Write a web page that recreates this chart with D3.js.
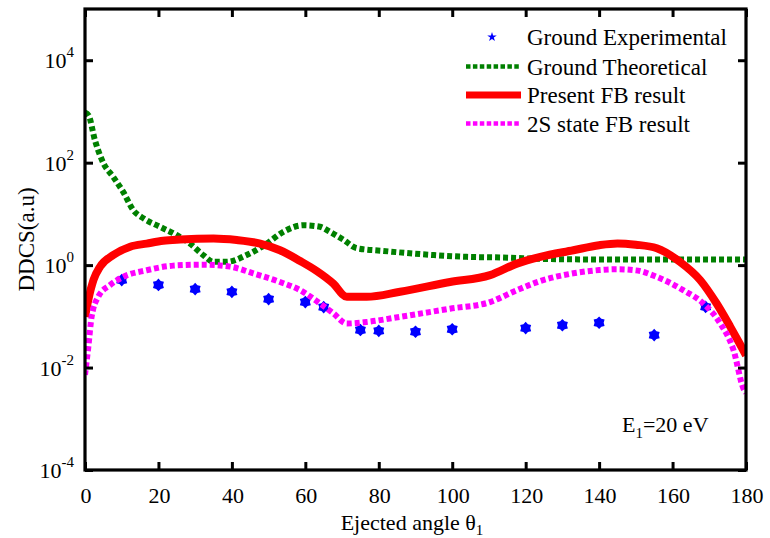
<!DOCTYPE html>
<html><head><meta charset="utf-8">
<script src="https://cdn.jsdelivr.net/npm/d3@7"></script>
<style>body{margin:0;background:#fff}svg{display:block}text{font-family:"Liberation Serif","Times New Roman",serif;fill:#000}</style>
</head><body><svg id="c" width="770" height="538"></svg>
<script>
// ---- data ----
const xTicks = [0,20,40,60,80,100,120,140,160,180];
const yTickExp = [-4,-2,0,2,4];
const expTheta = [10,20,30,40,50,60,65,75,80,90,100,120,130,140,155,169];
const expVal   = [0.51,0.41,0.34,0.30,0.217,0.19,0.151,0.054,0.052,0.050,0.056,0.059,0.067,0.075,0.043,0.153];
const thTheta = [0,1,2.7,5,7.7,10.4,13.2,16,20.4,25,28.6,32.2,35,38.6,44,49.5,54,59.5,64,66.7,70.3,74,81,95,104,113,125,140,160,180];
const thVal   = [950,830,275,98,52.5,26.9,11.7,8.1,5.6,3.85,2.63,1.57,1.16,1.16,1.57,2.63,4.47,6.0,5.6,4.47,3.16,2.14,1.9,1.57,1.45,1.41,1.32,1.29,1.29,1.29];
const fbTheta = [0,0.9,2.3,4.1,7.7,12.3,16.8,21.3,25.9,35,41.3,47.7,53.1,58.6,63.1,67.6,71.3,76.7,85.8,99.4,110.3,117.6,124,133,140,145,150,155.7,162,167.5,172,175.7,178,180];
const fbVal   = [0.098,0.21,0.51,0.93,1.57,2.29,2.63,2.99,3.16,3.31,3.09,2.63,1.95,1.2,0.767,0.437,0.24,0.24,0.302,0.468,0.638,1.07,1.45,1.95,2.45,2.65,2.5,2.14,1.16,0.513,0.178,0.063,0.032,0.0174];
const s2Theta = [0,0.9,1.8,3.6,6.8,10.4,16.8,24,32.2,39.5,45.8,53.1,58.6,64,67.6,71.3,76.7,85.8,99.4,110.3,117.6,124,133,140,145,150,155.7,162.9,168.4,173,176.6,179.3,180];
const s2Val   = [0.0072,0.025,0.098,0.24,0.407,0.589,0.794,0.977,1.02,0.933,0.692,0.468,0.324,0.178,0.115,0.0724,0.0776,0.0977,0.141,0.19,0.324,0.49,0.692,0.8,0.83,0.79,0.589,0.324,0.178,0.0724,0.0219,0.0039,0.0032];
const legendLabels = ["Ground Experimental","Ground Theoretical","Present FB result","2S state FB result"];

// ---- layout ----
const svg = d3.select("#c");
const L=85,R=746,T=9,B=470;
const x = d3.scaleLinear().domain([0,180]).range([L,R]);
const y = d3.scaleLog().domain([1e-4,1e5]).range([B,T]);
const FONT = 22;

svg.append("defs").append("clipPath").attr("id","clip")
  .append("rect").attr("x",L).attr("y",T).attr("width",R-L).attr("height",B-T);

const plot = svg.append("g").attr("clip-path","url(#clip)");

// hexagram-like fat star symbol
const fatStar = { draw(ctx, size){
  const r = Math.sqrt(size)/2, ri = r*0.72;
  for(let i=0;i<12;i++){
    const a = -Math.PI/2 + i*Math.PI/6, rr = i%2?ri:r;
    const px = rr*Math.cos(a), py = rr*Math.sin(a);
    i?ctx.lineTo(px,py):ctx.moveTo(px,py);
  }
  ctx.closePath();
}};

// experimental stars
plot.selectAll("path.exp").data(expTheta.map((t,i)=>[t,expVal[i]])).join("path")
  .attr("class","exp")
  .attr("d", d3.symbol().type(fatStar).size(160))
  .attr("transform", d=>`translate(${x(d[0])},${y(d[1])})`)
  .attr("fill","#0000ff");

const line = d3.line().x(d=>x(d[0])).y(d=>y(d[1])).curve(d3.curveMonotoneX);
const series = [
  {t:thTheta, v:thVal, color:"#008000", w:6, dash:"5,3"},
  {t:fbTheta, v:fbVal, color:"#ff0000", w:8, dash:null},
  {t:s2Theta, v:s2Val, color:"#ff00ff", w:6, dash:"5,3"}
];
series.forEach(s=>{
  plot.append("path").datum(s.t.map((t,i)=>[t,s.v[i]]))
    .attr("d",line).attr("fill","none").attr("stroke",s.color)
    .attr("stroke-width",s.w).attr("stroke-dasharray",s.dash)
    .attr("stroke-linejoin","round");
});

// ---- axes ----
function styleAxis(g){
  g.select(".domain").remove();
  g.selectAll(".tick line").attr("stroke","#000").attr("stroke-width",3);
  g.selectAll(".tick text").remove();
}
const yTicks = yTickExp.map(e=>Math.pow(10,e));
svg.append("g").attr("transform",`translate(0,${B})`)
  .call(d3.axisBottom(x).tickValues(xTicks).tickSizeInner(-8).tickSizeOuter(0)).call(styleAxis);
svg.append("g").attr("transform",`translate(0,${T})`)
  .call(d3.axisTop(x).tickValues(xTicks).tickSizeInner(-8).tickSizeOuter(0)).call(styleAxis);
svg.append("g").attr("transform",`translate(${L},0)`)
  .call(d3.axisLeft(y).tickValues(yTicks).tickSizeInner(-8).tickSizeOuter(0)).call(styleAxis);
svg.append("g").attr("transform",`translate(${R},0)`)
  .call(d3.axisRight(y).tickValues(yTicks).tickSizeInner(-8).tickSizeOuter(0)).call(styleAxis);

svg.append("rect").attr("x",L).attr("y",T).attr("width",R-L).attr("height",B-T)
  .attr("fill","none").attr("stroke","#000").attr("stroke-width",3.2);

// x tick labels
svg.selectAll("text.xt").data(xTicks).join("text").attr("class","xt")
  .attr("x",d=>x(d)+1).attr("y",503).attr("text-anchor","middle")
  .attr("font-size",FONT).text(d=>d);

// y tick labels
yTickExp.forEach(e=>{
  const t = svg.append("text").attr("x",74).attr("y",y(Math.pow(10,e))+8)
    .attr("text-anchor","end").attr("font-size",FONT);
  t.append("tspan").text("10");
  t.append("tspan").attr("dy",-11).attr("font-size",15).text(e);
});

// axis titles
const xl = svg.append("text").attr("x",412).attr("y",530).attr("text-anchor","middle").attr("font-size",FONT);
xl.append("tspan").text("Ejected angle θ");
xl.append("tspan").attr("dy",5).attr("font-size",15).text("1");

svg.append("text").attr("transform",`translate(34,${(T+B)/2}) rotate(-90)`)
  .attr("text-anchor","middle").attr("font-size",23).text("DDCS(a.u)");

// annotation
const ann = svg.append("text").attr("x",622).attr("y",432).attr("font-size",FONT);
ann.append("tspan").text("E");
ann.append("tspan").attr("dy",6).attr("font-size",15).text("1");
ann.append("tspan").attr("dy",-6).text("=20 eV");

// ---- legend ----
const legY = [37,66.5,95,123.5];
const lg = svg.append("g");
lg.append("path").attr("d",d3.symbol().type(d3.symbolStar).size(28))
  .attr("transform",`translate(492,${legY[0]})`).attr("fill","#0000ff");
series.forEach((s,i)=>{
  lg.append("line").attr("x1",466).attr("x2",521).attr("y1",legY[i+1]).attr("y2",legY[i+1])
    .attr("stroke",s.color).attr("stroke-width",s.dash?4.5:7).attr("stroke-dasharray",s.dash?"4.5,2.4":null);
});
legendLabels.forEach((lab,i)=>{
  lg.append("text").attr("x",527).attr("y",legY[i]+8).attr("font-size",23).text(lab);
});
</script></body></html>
-=-=-
Instructions to follow:
Keep the pictures out of the copy and write out the data exactly as it stands.

The completed task:
Write a web page that recreates this chart with D3.js.
<!DOCTYPE html>
<html><head><meta charset="utf-8">
<script src="https://cdn.jsdelivr.net/npm/d3@7"></script>
<style>body{margin:0;background:#fff}svg{display:block}text{font-family:"Liberation Serif","Times New Roman",serif;fill:#000}</style>
</head><body><svg id="c" width="770" height="538"></svg>
<script>
// ---- data ----
const xTicks = [0,20,40,60,80,100,120,140,160,180];
const yTickExp = [-4,-2,0,2,4];
const expTheta = [10,20,30,40,50,60,65,75,80,90,100,120,130,140,155,169];
const expVal   = [0.51,0.41,0.34,0.30,0.217,0.19,0.151,0.054,0.052,0.050,0.056,0.059,0.067,0.075,0.043,0.153];
const thTheta = [0,1,2.7,5,7.7,10.4,13.2,16,20.4,25,28.6,32.2,35,38.6,44,49.5,54,59.5,64,66.7,70.3,74,81,95,104,113,125,140,160,180];
const thVal   = [950,830,275,98,52.5,26.9,11.7,8.1,5.6,3.85,2.63,1.57,1.16,1.16,1.57,2.63,4.47,6.0,5.6,4.47,3.16,2.14,1.9,1.57,1.45,1.41,1.32,1.29,1.29,1.29];
const fbTheta = [0,0.9,2.3,4.1,7.7,12.3,16.8,21.3,25.9,35,41.3,47.7,53.1,58.6,63.1,67.6,71.3,76.7,85.8,99.4,110.3,117.6,124,133,140,145,150,155.7,162,167.5,172,175.7,178,180];
const fbVal   = [0.098,0.21,0.51,0.93,1.57,2.29,2.63,2.99,3.16,3.31,3.09,2.63,1.95,1.2,0.767,0.437,0.24,0.24,0.302,0.468,0.638,1.07,1.45,1.95,2.45,2.65,2.5,2.14,1.16,0.513,0.178,0.063,0.032,0.0174];
const s2Theta = [0,0.9,1.8,3.6,6.8,10.4,16.8,24,32.2,39.5,45.8,53.1,58.6,64,67.6,71.3,76.7,85.8,99.4,110.3,117.6,124,133,140,145,150,155.7,162.9,168.4,173,176.6,179.3,180];
const s2Val   = [0.0072,0.025,0.098,0.24,0.407,0.589,0.794,0.977,1.02,0.933,0.692,0.468,0.324,0.178,0.115,0.0724,0.0776,0.0977,0.141,0.19,0.324,0.49,0.692,0.8,0.83,0.79,0.589,0.324,0.178,0.0724,0.0219,0.0039,0.0032];
const legendLabels = ["Ground Experimental","Ground Theoretical","Present FB result","2S state FB result"];

// ---- layout ----
const svg = d3.select("#c");
const L=85,R=746,T=9,B=470;
const x = d3.scaleLinear().domain([0,180]).range([L,R]);
const y = d3.scaleLog().domain([1e-4,1e5]).range([B,T]);
const FONT = 22;

svg.append("defs").append("clipPath").attr("id","clip")
  .append("rect").attr("x",L).attr("y",T).attr("width",R-L).attr("height",B-T);

const plot = svg.append("g").attr("clip-path","url(#clip)");

// hexagram-like fat star symbol
const fatStar = { draw(ctx, size){
  const r = Math.sqrt(size)/2, ri = r*0.72;
  for(let i=0;i<12;i++){
    const a = -Math.PI/2 + i*Math.PI/6, rr = i%2?ri:r;
    const px = rr*Math.cos(a), py = rr*Math.sin(a);
    i?ctx.lineTo(px,py):ctx.moveTo(px,py);
  }
  ctx.closePath();
}};

// experimental stars
plot.selectAll("path.exp").data(expTheta.map((t,i)=>[t,expVal[i]])).join("path")
  .attr("class","exp")
  .attr("d", d3.symbol().type(fatStar).size(160))
  .attr("transform", d=>`translate(${x(d[0])},${y(d[1])})`)
  .attr("fill","#0000ff");

const line = d3.line().x(d=>x(d[0])).y(d=>y(d[1])).curve(d3.curveMonotoneX);
const series = [
  {t:thTheta, v:thVal, color:"#008000", w:6, dash:"5,3"},
  {t:fbTheta, v:fbVal, color:"#ff0000", w:8, dash:null},
  {t:s2Theta, v:s2Val, color:"#ff00ff", w:6, dash:"5,3"}
];
series.forEach(s=>{
  plot.append("path").datum(s.t.map((t,i)=>[t,s.v[i]]))
    .attr("d",line).attr("fill","none").attr("stroke",s.color)
    .attr("stroke-width",s.w).attr("stroke-dasharray",s.dash)
    .attr("stroke-linejoin","round");
});

// ---- axes ----
function styleAxis(g){
  g.select(".domain").remove();
  g.selectAll(".tick line").attr("stroke","#000").attr("stroke-width",3);
  g.selectAll(".tick text").remove();
}
const yTicks = yTickExp.map(e=>Math.pow(10,e));
svg.append("g").attr("transform",`translate(0,${B})`)
  .call(d3.axisBottom(x).tickValues(xTicks).tickSizeInner(-8).tickSizeOuter(0)).call(styleAxis);
svg.append("g").attr("transform",`translate(0,${T})`)
  .call(d3.axisTop(x).tickValues(xTicks).tickSizeInner(-8).tickSizeOuter(0)).call(styleAxis);
svg.append("g").attr("transform",`translate(${L},0)`)
  .call(d3.axisLeft(y).tickValues(yTicks).tickSizeInner(-8).tickSizeOuter(0)).call(styleAxis);
svg.append("g").attr("transform",`translate(${R},0)`)
  .call(d3.axisRight(y).tickValues(yTicks).tickSizeInner(-8).tickSizeOuter(0)).call(styleAxis);

svg.append("rect").attr("x",L).attr("y",T).attr("width",R-L).attr("height",B-T)
  .attr("fill","none").attr("stroke","#000").attr("stroke-width",3.2);

// x tick labels
svg.selectAll("text.xt").data(xTicks).join("text").attr("class","xt")
  .attr("x",d=>x(d)+1).attr("y",503).attr("text-anchor","middle")
  .attr("font-size",FONT).text(d=>d);

// y tick labels
yTickExp.forEach(e=>{
  const t = svg.append("text").attr("x",74).attr("y",y(Math.pow(10,e))+8)
    .attr("text-anchor","end").attr("font-size",FONT);
  t.append("tspan").text("10");
  t.append("tspan").attr("dy",-11).attr("font-size",15).text(e);
});

// axis titles
const xl = svg.append("text").attr("x",412).attr("y",530).attr("text-anchor","middle").attr("font-size",FONT);
xl.append("tspan").text("Ejected angle θ");
xl.append("tspan").attr("dy",5).attr("font-size",15).text("1");

svg.append("text").attr("transform",`translate(34,${(T+B)/2}) rotate(-90)`)
  .attr("text-anchor","middle").attr("font-size",23).text("DDCS(a.u)");

// annotation
const ann = svg.append("text").attr("x",622).attr("y",432).attr("font-size",FONT);
ann.append("tspan").text("E");
ann.append("tspan").attr("dy",6).attr("font-size",15).text("1");
ann.append("tspan").attr("dy",-6).text("=20 eV");

// ---- legend ----
const legY = [37,66.5,95,123.5];
const lg = svg.append("g");
lg.append("path").attr("d",d3.symbol().type(d3.symbolStar).size(28))
  .attr("transform",`translate(492,${legY[0]})`).attr("fill","#0000ff");
series.forEach((s,i)=>{
  lg.append("line").attr("x1",466).attr("x2",521).attr("y1",legY[i+1]).attr("y2",legY[i+1])
    .attr("stroke",s.color).attr("stroke-width",s.dash?4.5:7).attr("stroke-dasharray",s.dash?"4.5,2.4":null);
});
legendLabels.forEach((lab,i)=>{
  lg.append("text").attr("x",527).attr("y",legY[i]+8).attr("font-size",23).text(lab);
});
</script></body></html>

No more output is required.